Sometimes you just need to shut down.
I know last week, before I left for vacation, I tempted you all with the possibility of an on-vacation blog or two, but as soon as we landed down in Sonoma County, the last thing I wanted to do was write. I wanted to read; I wanted to drink wine and eat cheeses outside on the patio; I wanted to fully take in the sounds of the crickets and the frogs and the drunken rooster; I wanted to pick apples and tomatoes. But I did not want to write.
And so, dear friends, now that I’m home, I’ve got blog postings up the wazoo all about retreat-style living, celebrity drooling, cycle racing, vulture chasing, wine tasting, and so much more. Let’s start with the wine shall we 😀
No one told me I was supposed to spit… actually, they did, I didn’t listen. The second we walked into our first vineyard, I had a choice. I could pretend I knew all about wine tasting and ultimately make a fool of myself, or I could just come right out and say I have no idea what the heck I’m supposed to be doing here, and even though I’d likely still be making a fool of myself, I’d be doing it honestly. I chose the latter.
At 10:30 a.m., Mario veered the rental SUV (we felt like such grown ups driving that thing) into the parking lot of the Mill Creek Vineyard and Winery in Healdsburg, Sonoma County. I looked up at him with question marks in my eyes; this wasn’t on our list. We got to start somewhere, he smiled. And as soon as we walked through those doors, and I saw the young pregnant chick behind the counter, I announced she was our first ever vineyard. Educate me dear master.

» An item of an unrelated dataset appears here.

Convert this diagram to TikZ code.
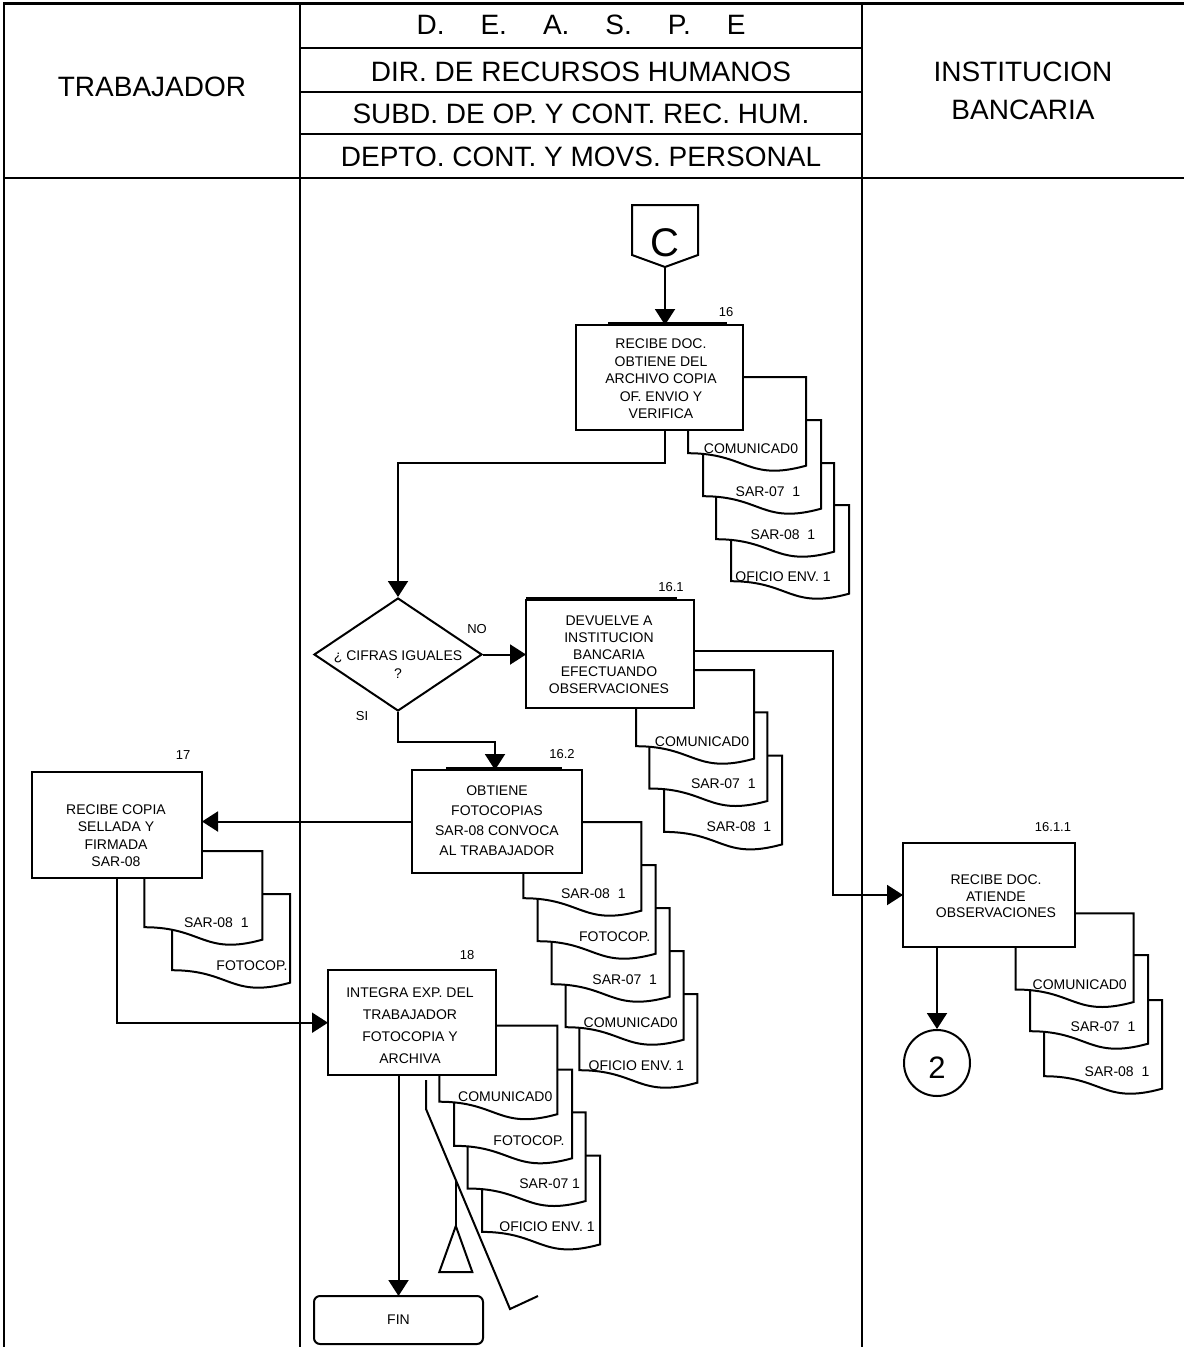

That lesson, I majorly failed. There were a lot of wines I did enjoy in the five wine tasting rooms we visited, but there were several I did not. I think I spat twice, which occurred only under my new wine guru’s watchful eye, but after that, the lesson went out the window. How could I not think they wouldn’t be offended, when they were staring at me intently as I took each sip, talking about the robust flavours, and asking if I could taste the brilliant oaks and plums and blackberries – with beauty pageant smiles plastered to their faces. You do NOT want to mess with beauty queens or kings. And so, despite my tongue and cheeks instantly drying up as though I had been trudging through the desert for days with nary a drop of water (I learned that was the tannins; I do not like tannins) I did not dare spit their swish of wine out. Oh no. I swallowed. And swallowed. And swallowed some more.
Lesson 2: Bring a box a crackers when tasting wines.
If you’re not going to spit, you might very well get tipsy, so eat those crackers, eat them up good. Mario and I chose to share a glass rather than each of us getting individual glasses, but I’m a cheap drunk, I’ll admit it, and after just a few tastings I could feel my head getting the spins. I blame the tannins.
Lesson 3: Try something new, you might be surprised.
When Mario and I started drinking wine six years ago, we only drank whites, but not chardonnay, we were more pinot grigio, gerwertztraminer, and pinot gris kind of drinkers. After our first Paris trip, we started drinking rosé wine, and after Italy, we were finally into the reds, but still only chiantis, pinot noirs and malbecs. The other stuff was far too dry and bitter for my liking. This trip, however, changed a bit of that. The Dry Creek Valley is where we discovered the beauty of peppery zinfandels, and actually fell in love with a bottle of the Zichichi Family’s cabernet sauvignon, which shocked the hell out of us as it did not have any of those nasty tannins popping through like every other cab sav we’d tasted prior, but instead was so super duper smooth. Who knew? We bought the bottle 😀
In total, we visited six wineries; five one day, one the next. We drank from Mill Creek, The Roadhouse, Papapietro Perry, Zichichi, Kokomo, Raymond Burr, and D’argenzio. We purchased a bottle from Zichichi, which we enjoyed over a couple of evenings, and a bottle from D’argenzio, made specially for the Levi Leipheimer Gran Fondo.
But as much as the tour was about the wine, it was just as much about the beauty encasing the wine.